Friday, February 5, 2010

Falling Slowly by Glen Hansard and Kris Allen


(In which I can somehow find a precious piece.)

***

The first time I knew about this music was when Judah mentioned it when I asked him about his favorite English song. As I expected, he was rather surprised to find out that I didn’t know the song completely, as most students often mistake a teacher for an encyclopedia. He kept on convincing me that I knew it, sometimes singing the lines he knew well and sometimes humming, to which all I can give was an honest “It’s sounds really familiar but I don’t know where I’ve heard it or when.”

Yesterday, he handed me the other end of an earpiece connected to his iPod Touch.

“Listen, Teacher. This is the song I told you about.”

I listened to the introductory duet of the piano and the guitar and paused at the surge of the familiarity of the rhythm; I was almost convinced that I really knew the song and was only careless to forget it. The blending of the female and male voice was softening to the heart. The strong baritone of the singer as well as the wide instrumentation worked together in beautiful harmony. It was simple and clean. I felt my heart as well as the space around me grow wider with every dramatic crescendo. And when everything’s quiet and still and the voice was soft, it seems as though time stood still. I felt my head slowly swaying in common time, four beats in a measure.

“It’s beautiful,” Judah said with a satisfied grin.

“It is.”


I found out that there was a recent version of this song and listened to it too. It was a beautiful rendition for me. Compared to the original, it only has a piano and a guitar, which makes the singer’s voice prominent all throughout. The subtle female voice blended well with his though not as compelling as the original. If the goal is to replace the original song’s classical air with a modern one without taking away its bittersweet rhythm and feel, this version is successful, as far as the humble opinion of this average listener which is totally devoid of the quality of the criticisms of a real critic, is concerned.


I cannot choose one over the other though. They’re both artistically beautiful. I get the same feeling when I listen to them. It’s like being wrapped by a soothing air and all the tensions and barriers slowly slip away and all that was left was comfort.

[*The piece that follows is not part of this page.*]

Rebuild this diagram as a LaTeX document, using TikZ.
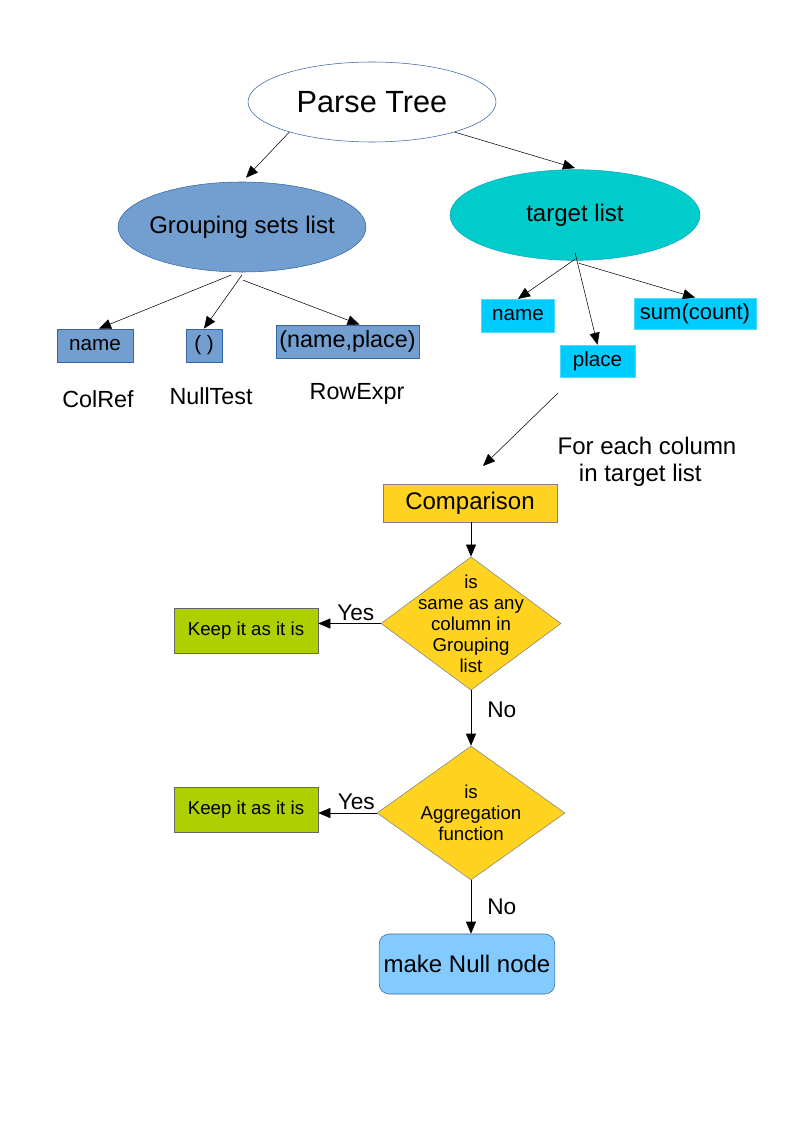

I suddenly felt as if I was a musician again. How strange it is to feel that you could produce music by listening to it but that’s how I felt nonetheless. As I feel my body slowly swaying to the beat, I felt the good feeling I had when I was one of those people who make good music together and was known for it. I could feel it. Everything. From the exhausting catching up to complicated succession of notes in an overture and the loud and fast heartbeat as the drums were rolled to the sensitive and exclusive soli - and then the triumph of reaching the music end. Maybe it’s one of the reasons why this melody is familiar. It has the power to make me leap through time as if to remind that I have never lost the musician in me.